Here are some of the things our students did as part of their research:

1. Invited speakers from the National Coalition for the homeless in DC
Students arranged for two guest speakers: one was a minister in DC; and the other, the coordinator for homelessness in Alexandria. Both were formally homeless. One of the speakers mentioned in his talk about never going to a shelter for quite some time and choosing to sleep on cold cement in parking garages or in the woods because of this, though he later found a shelter that was clean and hygienic and wished he had known sooner.

2. Outreach run and collecting donations
Students arranged an outreach on Easter Sunday (also VT’s 10th anniversary of the school shootings) at DuPont Circle. In addition, they wanted to create a direct impact in the lives of homeless individuals, and set up donation boxes for non-cash items. They filled at least 5 boxes through Virginia Tech (VT), plus a whole bunch of other things they received and saved throughout the past two semesters. Students tried for maximum outreach and placed at least one box in each VT building in Alexandria (601, 1001, and 1021). Both students and professors participated in the donations, and it gave our SPIA community a good feeling about helping those in need. The most fulfilling part of the outreach was distributing the donations directly to those in need. Students could see the warm reactions and appreciation from those in need. Another round of donations was made to the Carpenter Shelter and a church in Alexandria.

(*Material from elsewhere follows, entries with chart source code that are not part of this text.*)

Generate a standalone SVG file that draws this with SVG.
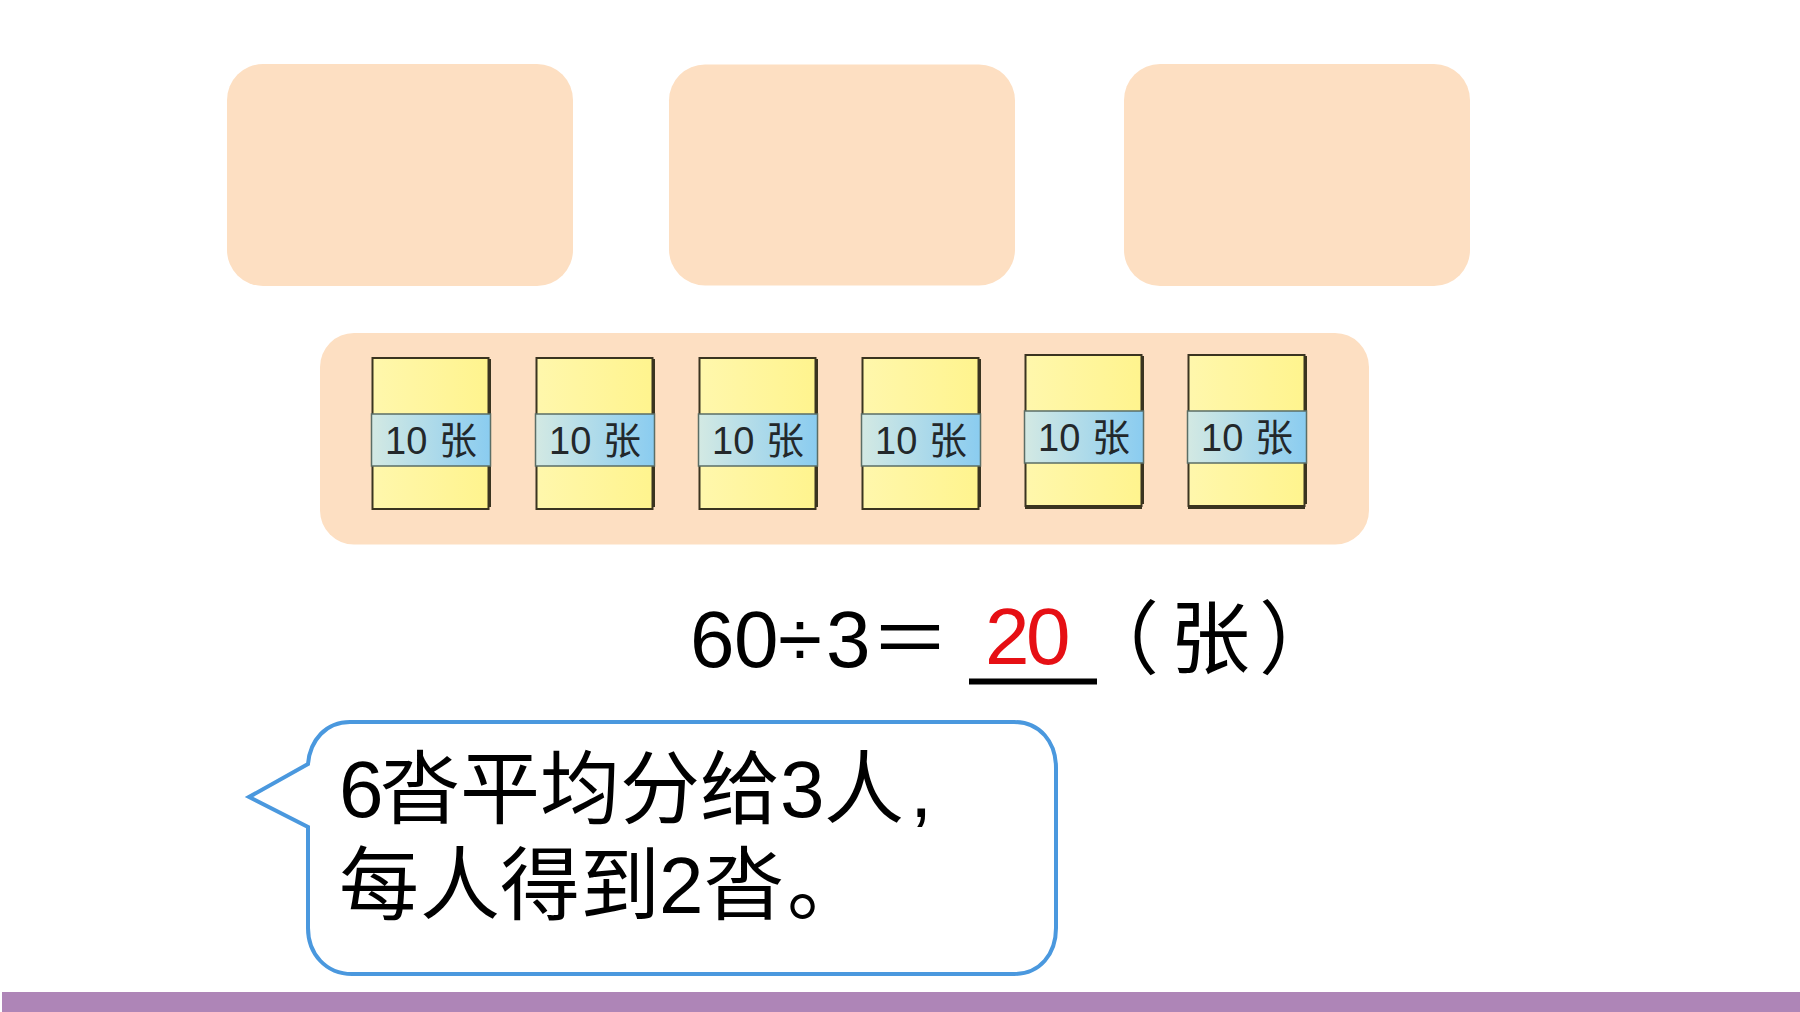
<svg xmlns="http://www.w3.org/2000/svg" width="1800" height="1012" viewBox="0 0 1800 1012">
<style>
.panel{fill:#FDDFC2}
.paper{fill:url(#yel);stroke:#3A3420;stroke-width:2}
.edge{fill:none;stroke:#3A3420;stroke-width:3}
.band{fill:url(#blu);stroke:#5B6E66;stroke-width:1.5}
.lab{font-family:"Liberation Sans","Noto Sans CJK SC",sans-serif;font-size:38px;fill:#23282B}
.big{font-family:"Liberation Sans","Noto Sans CJK SC",sans-serif;font-size:80px;fill:#000}
</style>
<defs>
<linearGradient id="yel" x1="0" x2="1" y1="0" y2="0"><stop offset="0" stop-color="#FFF7AC"/><stop offset="1" stop-color="#FFF48E"/></linearGradient>
<linearGradient id="blu" x1="0" x2="1" y1="0" y2="0"><stop offset="0" stop-color="#D3E9E3"/><stop offset="1" stop-color="#8ACCF0"/></linearGradient>
</defs>
<rect width="1800" height="1012" fill="#fff"/>
<g id="panel-1"><rect class="panel" x="227" y="64" width="346" height="222" rx="36"/></g>
<g id="panel-2"><rect class="panel" x="669" y="64.500" width="346" height="221" rx="36"/></g>
<g id="panel-3"><rect class="panel" x="1124" y="64" width="346" height="222" rx="36"/></g>
<g id="tray"><rect class="panel" x="320" y="333" width="1049" height="211.500" rx="34"/></g>
<g id="stack-1" transform="translate(372,358)">
<rect class="paper" x="0.5" y="0" width="116" height="151"/><path class="edge" d="M117.500 1V149"/>
<rect class="band" x="-0.500" y="56" width="119" height="52"/>
<text class="lab" x="13" y="96">10</text><text class="lab" x="67" y="96">张</text></g>
<g id="stack-2" transform="translate(536,358)">
<rect class="paper" x="0.5" y="0" width="116" height="151"/><path class="edge" d="M117.500 1V149"/>
<rect class="band" x="-0.500" y="56" width="119" height="52"/>
<text class="lab" x="13" y="96">10</text><text class="lab" x="67" y="96">张</text></g>
<g id="stack-3" transform="translate(699,358)">
<rect class="paper" x="0.5" y="0" width="116" height="151"/><path class="edge" d="M117.500 1V149"/>
<rect class="band" x="-0.500" y="56" width="119" height="52"/>
<text class="lab" x="13" y="96">10</text><text class="lab" x="67" y="96">张</text></g>
<g id="stack-4" transform="translate(862,358)">
<rect class="paper" x="0.5" y="0" width="116" height="151"/><path class="edge" d="M117.500 1V149"/>
<rect class="band" x="-0.500" y="56" width="119" height="52"/>
<text class="lab" x="13" y="96">10</text><text class="lab" x="67" y="96">张</text></g>
<g id="stack-5" transform="translate(1025,355)">
<rect class="paper" x="0.5" y="0" width="116" height="151"/><path class="edge" d="M117.500 1V149"/><path class="edge" d="M0 153H117" style="stroke-width:2"/>
<rect class="band" x="-0.500" y="56" width="119" height="52"/>
<text class="lab" x="13" y="96">10</text><text class="lab" x="67" y="96">张</text></g>
<g id="stack-6" transform="translate(1188,355)">
<rect class="paper" x="0.5" y="0" width="116" height="151"/><path class="edge" d="M117.500 1V149"/><path class="edge" d="M0 153H117" style="stroke-width:2"/>
<rect class="band" x="-0.500" y="56" width="119" height="52"/>
<text class="lab" x="13" y="96">10</text><text class="lab" x="67" y="96">张</text></g>
<g id="equation">
<text class="big" x="690 734 778 826 870" y="667">60÷3＝</text>
<text class="big" x="985 1026" y="664" style="fill:#E60F14">20</text>
<rect x="969" y="678.500" width="128" height="6" fill="#000"/>
<text class="big" x="1079 1170 1259" y="667">（张）</text>
</g>
<g id="bubble">
<path d="M350 722H1014C1040 722 1056 742 1056 768V928C1056 954 1040 974 1014 974H352C326 974 308 954 308 928V827L249 797L308 764C310 740 326 722 350 722Z" fill="#fff" stroke="#4A98DE" stroke-width="4"/>
<text class="big" x="339 380 460 540 620 700 780 824 910" y="817">6沓平均分给3人,</text>
<text class="big" x="339 420 500 580 659 704 787" y="913">每人得到2沓。</text>
</g>
<g id="footer"><rect x="2" y="992" width="1798" height="20" fill="#AE85B7"/></g>
</svg>
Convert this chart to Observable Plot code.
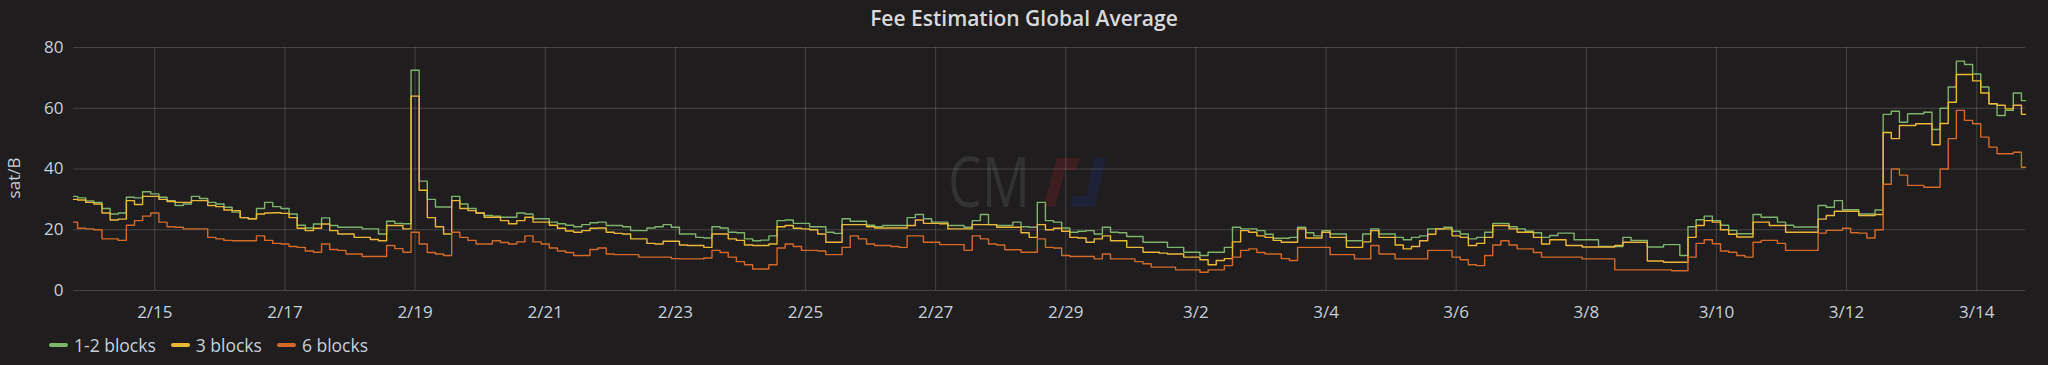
<!DOCTYPE html>
<html>
<head>
<meta charset="utf-8">
<script src="https://cdn.jsdelivr.net/npm/d3@7"></script>
<script src="https://cdn.jsdelivr.net/npm/@observablehq/plot@0.6"></script>
<style>
  html, body { margin: 0; padding: 0; background: #1f1d1e; }
  #wrap { position: relative; width: 2048px; height: 365px; background: #1f1d1e; overflow: hidden;
          font-family: "Open Sans", sans-serif; color: #d8d9da; }
  #title { position: absolute; left: 0; top: 3px; width: 2048px; text-align: center;
           font-size: 21px; font-weight: 600; line-height: 30px; color: #d8d9da; }
  #watermark { position: absolute; left: 0; top: 0; }
  #chart { position: absolute; left: 0; top: 30px; }
  #ylab { position: absolute; left: 13px; top: 178px; transform: translate(-50%, -50%) rotate(-90deg);
          font-size: 17px; color: #c7d0d9; white-space: nowrap; }
  #legend { position: absolute; left: 49px; top: 332px; display: flex; align-items: center;
            font-size: 17.5px; color: #c7d0d9; line-height: 26px; }
  .item { display: flex; align-items: center; margin-right: 15px; }
  .sw { width: 19px; height: 4px; border-radius: 2px; margin-right: 6px; }
</style>
</head>
<body>
<div id="wrap">
  <div id="title">Fee Estimation Global Average</div>
  <svg id="watermark" width="2048" height="365">
    <text x="948" y="207" textLength="82" lengthAdjust="spacingAndGlyphs" font-family="Open Sans"
          font-size="70" fill="#333233">CM</text>
    <polygon points="1056.7,158 1080,158 1076,170 1065.1,170 1055,207 1043.3,207" fill="#3e1d20"></polygon>
    <polygon points="1094,158 1106,158 1095,207 1070,207 1073,196 1086.4,196" fill="#1d2238"></polygon>
  </svg>
  <div id="chart"></div>
  <div id="ylab">sat/B</div>
  <div id="legend"></div>
</div>
<script>
// ---- data (3-hour samples starting 2024-02-13 18:00 UTC) ----
const startTime = "2024-02-13T18:00:00Z";
const endTime = "2024-03-14T18:00:00Z";
const stepHours = 3;

const blocks12 = [
  31, 30.5, 29.5, 29, 27, 25.2, 25.5, 30.7, 30.5, 32.5, 31.8,
  30.7, 29.6, 28, 28.5, 31, 30.3, 29, 28.5, 27.4, 25.8,
  24, 23.6, 27, 29, 27.6, 27, 25.2, 21.5, 20.6, 21.9,
  23.9, 21.4, 20.8, 20.8, 20.8, 20.3, 20.3, 18.6, 22.8, 22.1,
  22, 72.5, 36, 30, 27.5, 27.5, 31, 28.5, 27, 25.5,
  24.7, 24.5, 24.1, 24.1, 25.5, 25.2, 23.6, 23.6, 22.5, 22,
  21.5, 21, 21.7, 22.3, 22.5, 21.4, 21.4, 21, 19.7, 19.7,
  20.6, 21, 21.7, 20.8, 18.6, 18.6, 17.5, 17.3, 21, 20.6,
  19.2, 19, 17, 16.4, 16.6, 18, 23, 23.2, 22.1, 22.1,
  21, 21, 19.2, 18.8, 23.6, 22.8, 22.8, 21.5, 21, 21.4,
  21.4, 21.4, 24, 25, 23.6, 22.5, 22.5, 21.4, 21.4, 20.8,
  23, 25, 21.7, 21.4, 21.4, 22.5, 21, 20.8, 29, 23,
  22.5, 20.6, 19.2, 19.5, 19.7, 18.6, 20.8, 19.2, 19, 17.8,
  17.8, 15.9, 15.9, 15.9, 14.2, 14.2, 12.6, 12.6, 11.5, 12.6,
  12.6, 14.2, 20.8, 20.3, 20.3, 19.7, 18.5, 17.2, 17.2, 17.5,
  20.8, 19, 18, 19.7, 18.6, 18.6, 16.4, 16.4, 18.6, 20.3,
  18.6, 18.6, 17.5, 16.7, 17.5, 18, 20.3, 20.3, 20.8, 19.5,
  18.6, 17, 17.5, 19.2, 22.1, 22.1, 21, 20.3, 19.5, 19,
  17.5, 18.1, 18.9, 18.9, 16.7, 16.7, 16.7, 14.5, 14.5, 14.5,
  17.5, 16.5, 16.5, 14.3, 14.3, 15.1, 15.1, 11.5, 21, 23.3,
  24.5, 23, 21.5, 19.8, 18.7, 18.7, 25, 24.1, 24.1, 22.5,
  21.5, 20.9, 20.9, 20.9, 28, 27.4, 29.6, 26.6, 26.6, 25.2,
  25.2, 26.5, 58, 59, 55.4, 58.2, 58.2, 58.7, 53, 60,
  67, 75.5, 74.4, 71.3, 67, 61.5, 57.6, 59.3, 65, 62.5
];
const blocks3 = [
  30, 29.8, 29, 28.5, 25.5, 23.2, 23.5, 29.6, 28.3, 31, 31,
  30, 29.3, 29, 29, 29.6, 29.6, 28, 27.6, 26.5, 26.3,
  24, 23.6, 25.2, 25.5, 25.6, 25.4, 24, 20.5, 19.7, 20.5,
  21.9, 19.7, 18.6, 18.6, 17.5, 17.5, 16.8, 16.4, 21.4, 21.4,
  20.3, 64, 33, 24, 21, 18.6, 29.6, 27, 26.3, 25.5,
  24.1, 24.1, 23, 22, 23, 24.1, 22.5, 22.5, 21.5, 20.5,
  19.6, 19.2, 19.7, 20.5, 20.6, 19.2, 18.8, 18.6, 17, 17,
  15.5, 15.3, 16.2, 16.2, 15, 14.8, 14.8, 14.2, 18.6, 18.6,
  17, 16.5, 15, 14.8, 14.8, 15.3, 21, 21.4, 20.5, 20.3,
  20, 18.6, 15.9, 15.9, 21.7, 21.7, 21.7, 21, 20.6, 20.6,
  20.6, 20.6, 21.4, 23.2, 22.1, 22.1, 22, 20.3, 20.3, 20.3,
  21.7, 21.7, 21.7, 20.8, 20.8, 20.8, 19, 17.5, 21.7, 20,
  20.5, 19.5, 17.5, 17.3, 15.9, 17, 18, 16.4, 16.4, 14.2,
  14.2, 12.6, 12.6, 12.3, 12, 12, 11, 11, 10.1, 8.5,
  9.9, 10.5, 16, 19.7, 19.2, 18, 17.5, 16.5, 15.9, 15.9,
  20.3, 17.3, 17.3, 19.2, 17.5, 17.5, 14.2, 14.2, 16, 19.7,
  17.5, 17.5, 15, 13.7, 14.5, 16.4, 18.5, 20.3, 20.3, 18,
  17.5, 14.8, 15.5, 17.5, 21.4, 21.4, 20.3, 19.2, 19.2, 17.5,
  15.3, 16.7, 16.7, 14.8, 14.8, 14.3, 14.3, 14.3, 14.3, 14.8,
  15.9, 15.9, 15.9, 9.7, 9.7, 9.3, 9.3, 9.3, 17.5, 21.4,
  23, 22.5, 20, 18.5, 17.6, 17.6, 22.5, 22.5, 21.4, 21.4,
  19.2, 19.2, 19.2, 19.2, 23.5, 24.7, 26.1, 26.1, 26.1, 24.7,
  24.7, 25, 52, 50, 54.3, 54.3, 54.9, 54.9, 48, 55,
  62, 71.1, 71.1, 69, 65, 61.5, 61, 59.8, 61, 58
];
const blocks6 = [
  22.5, 20.5, 20.3, 20, 17, 17, 16.5, 21.5, 23, 24.5, 25.5,
  22.5, 21, 20.8, 20.3, 20.3, 20.3, 17.5, 17, 16.5, 16.4,
  16.4, 16.4, 18, 16.5, 15.5, 15.3, 14.5, 14.2, 13, 12.6,
  15.3, 13.5, 13.2, 12, 12, 11.2, 11.2, 11.2, 14.8, 13.8,
  12.6, 19.2, 15.3, 12.5, 12, 11.5, 19.2, 17.5, 16.5, 15.3,
  15.3, 16.4, 15.8, 15.3, 16, 18, 16, 15.3, 14, 13,
  12.5, 11.5, 11.5, 13.5, 14, 12, 11.8, 11.8, 11.8, 11,
  11, 11, 11, 10.5, 10.4, 10.4, 10.4, 10.7, 13.2, 12.5,
  11, 9.5, 8.5, 7.1, 7.1, 8.5, 14, 15.3, 14.5, 13.2,
  13.2, 13, 11.8, 11.8, 14.2, 18, 17, 15.3, 14.8, 14.8,
  14.5, 14.2, 18, 18, 15.9, 15.9, 15.1, 15.1, 15.1, 13.2,
  18, 17, 15.3, 15, 13.4, 13.4, 12.6, 12.6, 17, 14.2,
  14, 11.5, 11.2, 11.2, 11.2, 10.4, 12, 10.4, 10.4, 10.4,
  9.5, 8.8, 7.7, 7.7, 7.7, 6.8, 6.8, 6.8, 6, 6.8,
  6.8, 8.2, 11, 13.2, 13.7, 12.5, 12, 12, 10.5, 9.9,
  14.2, 14.2, 14.2, 14.2, 11.8, 11.8, 11.8, 10.4, 10.4, 14.8,
  12, 12, 10.4, 10.4, 10.4, 10.4, 13.2, 13.2, 13.2, 11,
  10.1, 8.5, 8.2, 11.5, 15, 16.4, 15, 13.7, 13.7, 12.5,
  11, 11, 11, 11, 11, 10.4, 10.4, 10.4, 10.4, 6.8,
  6.8, 6.8, 6.8, 6.8, 6.8, 6.8, 6.5, 6.5, 11, 15.5,
  16.7, 15.4, 13, 12.6, 11.5, 11, 15.9, 16.5, 16.5, 15.5,
  13.2, 13.2, 13.2, 13.2, 18.9, 19.8, 19.8, 20.5, 19, 18.9,
  17.3, 20, 35, 40, 38, 34.6, 34.6, 34, 34, 40,
  50, 59.3, 56, 54.9, 50.5, 47.2, 45, 45, 45.5, 40.6
];

const seriesNames = ["1-2 blocks", "3 blocks", "6 blocks"];
const seriesColors = ["#7eb26d", "#eab839", "#d2692a"];
const xTickDates = ["2024-02-15", "2024-02-17", "2024-02-19", "2024-02-21", "2024-02-23",
  "2024-02-25", "2024-02-27", "2024-02-29", "2024-03-02", "2024-03-04", "2024-03-06",
  "2024-03-08", "2024-03-10", "2024-03-12", "2024-03-14"];
const yTicks = [0, 20, 40, 60, 80];
const yLabel = "sat/B";

// ---- build table ----
const t0 = new Date(startTime).getTime();
const seriesValues = [blocks12, blocks3, blocks6];
const rows = [];
seriesValues.forEach((vals, si) => {
  vals.forEach((v, i) => rows.push({ t: new Date(t0 + i * stepHours * 3600e3), v, s: seriesNames[si] }));
});
const xTicks = xTickDates.map(d => new Date(d + "T00:00:00Z"));
const fmt = d3.utcFormat("%-m/%-d");

const gridStyle = { stroke: "#ffffff", strokeOpacity: 0.17, strokeWidth: 1 };

const chart = Plot.plot({
  width: 2048,
  height: 295,
  marginTop: 17,
  marginBottom: 35,
  marginLeft: 73,
  marginRight: 23,
  style: { background: "transparent", color: "#c7d0d9", fontFamily: "Open Sans, sans-serif", fontSize: "17px", overflow: "visible" },
  x: { type: "utc", domain: [new Date(startTime), new Date(endTime)] },
  y: { domain: [0, 80] },
  color: { domain: seriesNames, range: seriesColors },
  marks: [
    Plot.gridY(yTicks, gridStyle),
    Plot.gridX(xTicks, gridStyle),
    Plot.line(rows, { x: "t", y: "v", z: "s", stroke: "s", strokeWidth: 1.4, curve: "step", strokeLinejoin: "round" }),
    Plot.axisY(yTicks, { tickSize: 0, tickPadding: 10, label: null, fontSize: 17, fill: "#c7d0d9" }),
    Plot.axisX(xTicks, { tickSize: 0, tickPadding: 15, label: null, tickFormat: fmt, fontSize: 17, fill: "#c7d0d9" })
  ]
});
document.getElementById("chart").appendChild(chart);
document.getElementById("ylab").textContent = yLabel;

const legend = document.getElementById("legend");
seriesNames.forEach((name, i) => {
  const item = document.createElement("div");
  item.className = "item";
  const sw = document.createElement("div");
  sw.className = "sw";
  sw.style.background = seriesColors[i];
  const label = document.createElement("span");
  label.textContent = name;
  item.appendChild(sw);
  item.appendChild(label);
  legend.appendChild(item);
});
</script>
</body>
</html>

Nadine also tried to engage the VT Alexandria community by sending emails to students in both SPIA and The WAAC (which included students in architecture, landscape architecture, urban design, natural resources undergrads, graduate, and PHD students) welcoming their participation in the donations, and invitations to join them for on-campus expert interviews, and outreach runs, as well as participate in donations of items. This was a special endeavor which linked and created synergy between both the VT SPIA and WAAC programs, which otherwise remain quite separate from each other.

DuPont Circle – A homeless woman hugs Rochella for some the women’s clothes we brought over from the VT donations. The woman exclaimed, “I finally have something I can wear for an interview!”

Homelessness can happen to anyone. Both Nadine and Alex have been witnesses to several people’s experience and they fully believe that “talking to homeless individuals and lending a ear” is a big part of community service, and this is what helps bridge gaps on policy initiatives. “Some homeless individuals work, some don’t, some are disabled, some aren’t, some may face debilitating addiction, some may not. The common thread is that they are stranded in the margins of society and people ignore everything about them from their appearance to the inequalities in health, housing, food, and employment that contribute to their situation,” said Alex.

Students are not approving of the response of cities to clear out homeless encampments and feel that it does not solve the underlying problem. The homeless are still homeless and in addition, they are ostracized from using public space. Students look forward to the new module as they feel they have the ability to make a greater impact within both the VT and local community. They are willing to contribute their time and efforts to this class to convey such an important lesson through engagement and advocacy.